In "Thourios" he urged the Greeks (Romioi) and other orthodox Christian peoples living at the time in the general area of Greece (Arvanites, Bulgarians, etc.[3][4]) to leave the Ottoman-occupied towns for the mountains, where they might experience more freedom.
It is noteworthy that the word "Greek" or "Hellene" is not mentioned in "Thourios"; instead, Greek-speaking populations in the area of Greece are still referred to as "Romioi" (i.e. Romans, citizens of the Christian or Eastern Roman Empire), which is the name that they proudly used for themselves at that time.[5]
Statues of Rigas Feraios stand at the entrance to the University of Athens and in Belgrade at the beginning of the street that bears his name (Ulica Rige od Fere).

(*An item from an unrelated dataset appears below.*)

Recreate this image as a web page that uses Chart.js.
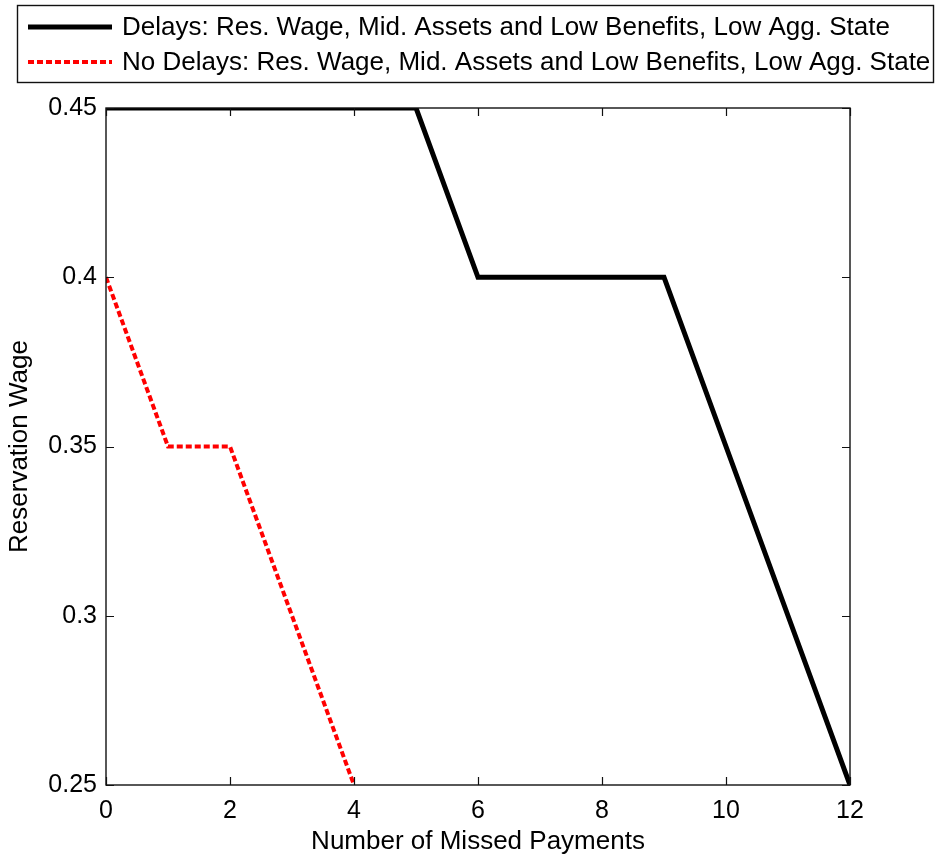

Rigas Feraios was also the name taken by the youth wing of the Communist Party of Greece (Interior), and a branch of this youth wing was Rigas Feraios - Second Panhellenic. But there is nothing in Rigas's own writings that supports Communism, as his political vision was influenced by the French Constitution (i.e. democratic liberalism) [6][7][8] Rather, use of his name indicates the Communists' aspiration to link themselves with the heroic past of Greek Nationalism.
Feraios' portrait was printed on the obverse of the Greek 200-drachmas banknote of 1996-2001.[9] A 50-drachmas commemorative coin was issued in 1998 for the 200th anniversary of his death.[10] His image is stamped on the 0.10 Euro Greek coin.
Nikos Xydakis and Manolis Rasoulis wrote a song called Etsi pou les, Riga Feraio (That's how it is, Rigas Feraios, Greek: Έτσι που λες, Ρήγα Φεραίο), which was sung by Rasoulis himself. Also, composer Christos Leontis wrote music based upon the lyrics of "Thourio" and Cretan Nikos Xylouris performed the song in 1970s.